→ **Stated goal**: Your task is to locate every line holding the string "document" and to copy each of them.
─── Source records ───
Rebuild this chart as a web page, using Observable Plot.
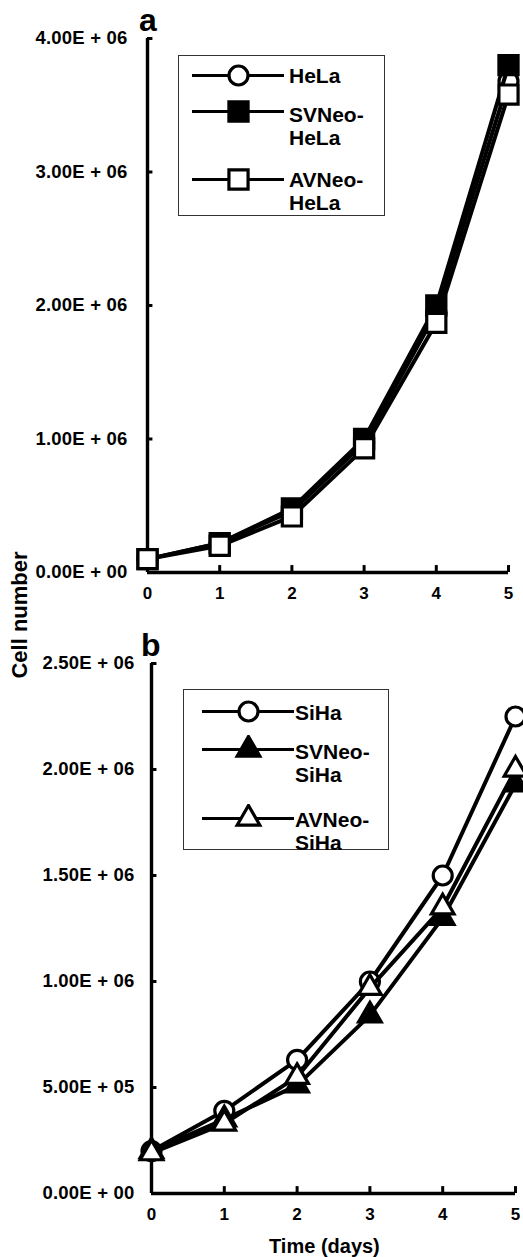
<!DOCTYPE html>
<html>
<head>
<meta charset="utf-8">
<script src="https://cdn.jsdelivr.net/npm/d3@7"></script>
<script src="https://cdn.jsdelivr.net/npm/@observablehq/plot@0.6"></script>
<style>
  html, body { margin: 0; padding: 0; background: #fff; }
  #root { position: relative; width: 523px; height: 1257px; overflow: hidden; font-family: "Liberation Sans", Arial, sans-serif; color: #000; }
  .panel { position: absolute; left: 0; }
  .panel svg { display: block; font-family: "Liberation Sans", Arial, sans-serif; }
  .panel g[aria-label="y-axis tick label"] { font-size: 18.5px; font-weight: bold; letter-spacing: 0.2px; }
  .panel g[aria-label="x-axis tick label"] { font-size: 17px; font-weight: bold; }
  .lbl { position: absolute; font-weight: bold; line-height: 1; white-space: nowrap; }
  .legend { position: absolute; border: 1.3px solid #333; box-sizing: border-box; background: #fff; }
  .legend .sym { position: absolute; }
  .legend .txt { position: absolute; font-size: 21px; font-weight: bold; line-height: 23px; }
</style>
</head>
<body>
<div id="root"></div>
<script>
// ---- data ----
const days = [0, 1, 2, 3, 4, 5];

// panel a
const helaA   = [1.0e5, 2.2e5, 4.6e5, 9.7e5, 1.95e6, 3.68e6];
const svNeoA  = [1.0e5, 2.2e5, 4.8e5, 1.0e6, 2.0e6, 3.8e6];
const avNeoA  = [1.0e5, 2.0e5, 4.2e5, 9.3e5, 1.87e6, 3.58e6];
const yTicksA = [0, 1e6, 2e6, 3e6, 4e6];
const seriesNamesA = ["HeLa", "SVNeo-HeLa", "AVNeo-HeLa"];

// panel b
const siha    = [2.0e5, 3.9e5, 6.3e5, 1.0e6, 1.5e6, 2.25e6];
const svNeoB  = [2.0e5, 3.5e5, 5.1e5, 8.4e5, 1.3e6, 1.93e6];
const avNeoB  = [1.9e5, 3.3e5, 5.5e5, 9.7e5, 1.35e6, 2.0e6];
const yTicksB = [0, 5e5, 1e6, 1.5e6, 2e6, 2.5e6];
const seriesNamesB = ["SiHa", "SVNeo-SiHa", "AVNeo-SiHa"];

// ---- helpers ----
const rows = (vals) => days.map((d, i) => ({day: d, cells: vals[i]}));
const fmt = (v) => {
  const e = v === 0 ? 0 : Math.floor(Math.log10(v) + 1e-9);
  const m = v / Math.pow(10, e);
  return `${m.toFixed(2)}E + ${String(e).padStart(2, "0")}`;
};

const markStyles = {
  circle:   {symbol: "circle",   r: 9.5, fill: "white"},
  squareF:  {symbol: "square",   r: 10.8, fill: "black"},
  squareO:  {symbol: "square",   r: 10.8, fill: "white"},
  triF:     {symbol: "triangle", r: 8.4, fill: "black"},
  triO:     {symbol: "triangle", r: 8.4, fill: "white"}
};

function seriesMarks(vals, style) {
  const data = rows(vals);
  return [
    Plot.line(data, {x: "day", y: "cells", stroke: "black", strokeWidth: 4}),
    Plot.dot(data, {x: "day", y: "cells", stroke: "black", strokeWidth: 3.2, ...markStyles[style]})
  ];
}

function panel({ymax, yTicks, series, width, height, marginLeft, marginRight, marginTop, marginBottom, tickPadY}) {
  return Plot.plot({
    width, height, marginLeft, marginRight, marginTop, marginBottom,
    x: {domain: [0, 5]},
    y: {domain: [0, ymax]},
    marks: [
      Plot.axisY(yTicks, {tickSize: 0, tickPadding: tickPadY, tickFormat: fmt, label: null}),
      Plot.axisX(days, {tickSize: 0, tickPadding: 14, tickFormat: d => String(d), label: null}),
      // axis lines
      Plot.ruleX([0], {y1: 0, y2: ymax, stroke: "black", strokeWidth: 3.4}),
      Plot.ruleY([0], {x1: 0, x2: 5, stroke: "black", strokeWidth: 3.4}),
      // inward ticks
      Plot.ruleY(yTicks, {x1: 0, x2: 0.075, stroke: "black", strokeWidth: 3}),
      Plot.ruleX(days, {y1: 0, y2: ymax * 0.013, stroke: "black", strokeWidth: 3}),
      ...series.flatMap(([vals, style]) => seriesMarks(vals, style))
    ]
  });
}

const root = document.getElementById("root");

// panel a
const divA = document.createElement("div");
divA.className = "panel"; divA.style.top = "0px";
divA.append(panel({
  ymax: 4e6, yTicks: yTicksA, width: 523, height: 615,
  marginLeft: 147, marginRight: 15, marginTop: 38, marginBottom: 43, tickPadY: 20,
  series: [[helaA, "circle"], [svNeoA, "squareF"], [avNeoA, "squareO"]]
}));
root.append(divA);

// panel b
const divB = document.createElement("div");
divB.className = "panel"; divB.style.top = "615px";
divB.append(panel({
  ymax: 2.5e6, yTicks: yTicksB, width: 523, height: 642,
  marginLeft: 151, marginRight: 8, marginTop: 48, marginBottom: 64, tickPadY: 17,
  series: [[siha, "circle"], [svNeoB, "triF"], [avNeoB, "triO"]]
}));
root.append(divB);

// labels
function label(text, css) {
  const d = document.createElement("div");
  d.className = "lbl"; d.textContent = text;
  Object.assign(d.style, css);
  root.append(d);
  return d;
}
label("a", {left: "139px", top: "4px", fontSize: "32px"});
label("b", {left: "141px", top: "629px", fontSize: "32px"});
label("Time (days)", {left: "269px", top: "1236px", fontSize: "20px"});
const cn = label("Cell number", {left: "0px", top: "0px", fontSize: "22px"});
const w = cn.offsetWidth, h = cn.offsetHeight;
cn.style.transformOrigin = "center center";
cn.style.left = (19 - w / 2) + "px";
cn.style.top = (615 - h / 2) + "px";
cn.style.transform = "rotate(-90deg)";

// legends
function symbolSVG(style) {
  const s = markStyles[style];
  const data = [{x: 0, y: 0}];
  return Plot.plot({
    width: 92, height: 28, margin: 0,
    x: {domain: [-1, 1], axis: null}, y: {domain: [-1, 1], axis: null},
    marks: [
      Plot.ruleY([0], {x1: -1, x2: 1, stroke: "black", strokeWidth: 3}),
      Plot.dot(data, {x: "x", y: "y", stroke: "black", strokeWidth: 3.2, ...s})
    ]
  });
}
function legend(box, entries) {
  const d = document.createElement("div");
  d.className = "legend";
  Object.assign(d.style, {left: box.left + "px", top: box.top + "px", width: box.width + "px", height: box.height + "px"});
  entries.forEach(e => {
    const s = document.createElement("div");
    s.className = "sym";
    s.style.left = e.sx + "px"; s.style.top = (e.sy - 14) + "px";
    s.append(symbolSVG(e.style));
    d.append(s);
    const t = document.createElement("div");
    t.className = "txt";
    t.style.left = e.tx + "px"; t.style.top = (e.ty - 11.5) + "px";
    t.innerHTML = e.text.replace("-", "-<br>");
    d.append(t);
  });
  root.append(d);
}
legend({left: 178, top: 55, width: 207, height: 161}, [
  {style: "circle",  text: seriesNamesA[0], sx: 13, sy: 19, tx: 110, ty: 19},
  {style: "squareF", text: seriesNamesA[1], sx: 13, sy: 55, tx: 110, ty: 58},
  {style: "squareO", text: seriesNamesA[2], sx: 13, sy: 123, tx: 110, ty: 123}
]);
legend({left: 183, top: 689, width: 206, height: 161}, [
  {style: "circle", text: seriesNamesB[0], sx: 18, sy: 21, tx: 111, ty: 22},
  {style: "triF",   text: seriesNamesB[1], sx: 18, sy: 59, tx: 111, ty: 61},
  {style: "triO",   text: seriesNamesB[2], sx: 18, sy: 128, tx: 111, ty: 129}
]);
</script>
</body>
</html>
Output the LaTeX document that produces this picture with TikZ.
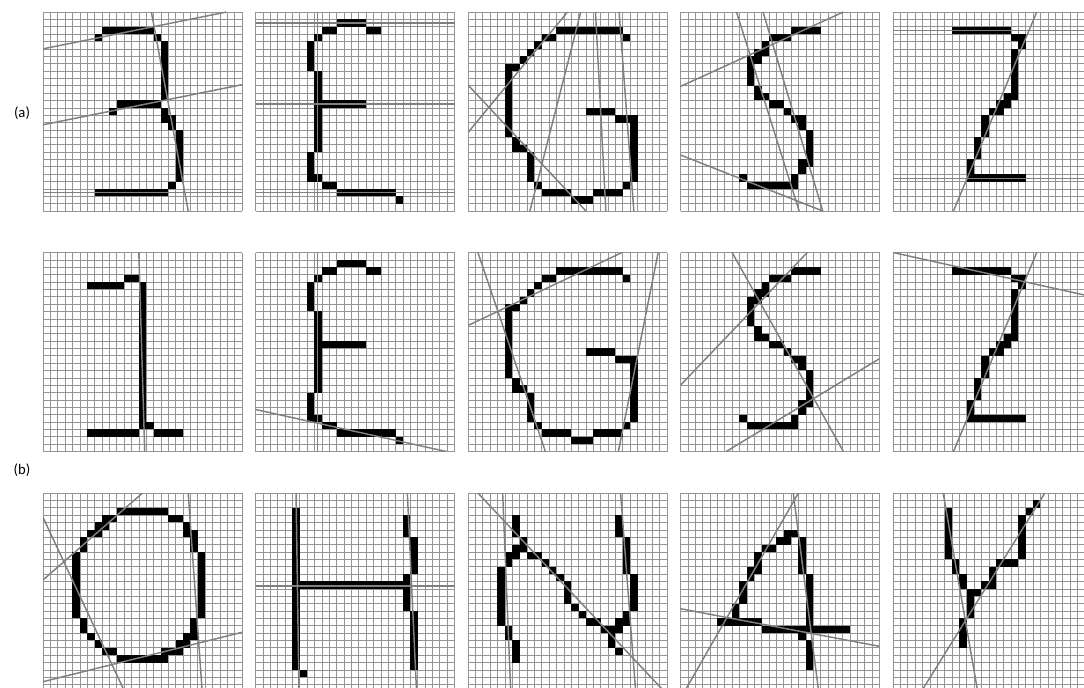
───
→ **Final result**:
const root = document.getElementById("root");
const divA = document.createElement("div");
const divB = document.createElement("div");
  const d = document.createElement("div");
  const d = document.createElement("div");
    const s = document.createElement("div");
    const t = document.createElement("div");
Output the LaTeX document that produces this picture with TikZ.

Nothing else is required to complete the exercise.